Ruello's most recent work is extremely detailed, and illustrates his understanding and knowledge of design.

"All paintings exist as a series of layers that add up to create the ‘image'," Art Professor Michael Winegarden said. "Robert Ruello's work simply makes that layering obvious."

Many students who attended the show did so to fulfill class assignments, but regardless, many were able to find favorites among the 28 pieces on display.

"My favorite piece was "Gust" because of the colors and the use of the acrylic medium," freshman art major Haley De La Garza said.

Whether students are new to the school or are close to graduating, Ruello's testing of the relationship between objects and their backgrounds as a foundation for his designs garners everyone's attention.

"It's hard [to describe an overall impression of the show]," senior experimental studies major Alex Donaghy said. "It is interesting to process what he has done. He's found a really great niche for creating artwork. The works are symmetrical and it really draws you in from across the room."

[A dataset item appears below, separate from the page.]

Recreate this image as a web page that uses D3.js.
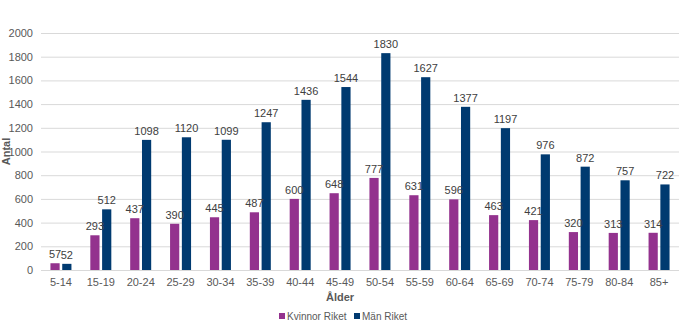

Many of the featured pieces were completed on paper using graphite pencil, watercolor or acrylic paint.

"I liked how he used the paint," freshman all level art major Macy Gowin said. "Some [of the paint] was flat and some was shiny. It was very abstract."

The general appeal of Ruello's show stems from the connection viewers feel when they observe the work.

"The contrast of the positive and negative shapes imply space and images, which become an emotional or psychological space for the viewer," Winegarden said.

Many of the pieces feature what appears to be beams of light bursting outward through the flat paper. The artist can flex a real power over the audience, depending on where he places forms within the work.

"Where he places forms creates a tension, often giving the feeling of the designs floating in the space of the picture plane," Winegarden said. "That combined with the allusion to the circular points of light seeming to show through from the furthest layer give the work a somewhat ‘spiritual attitude.'"

However, the show can also be appreciated on a much simpler level.

"The show is very interesting because it's all graphic drawing," De La Garza said.

The University Gallery will publish an online document for the show featuring a conversation between Ruello, A&M-Commerce Art Professor Michael Miller, and Allison Greene, who is a curator at The Museum of Fine Arts in Houston.

For those who missed the opening of the show, the Art Building will continue to house the display until Oct. 1 when the show closes. The closing reception for the show will be held on Oct. 1, as well as a casual gallery discussion with Ruello.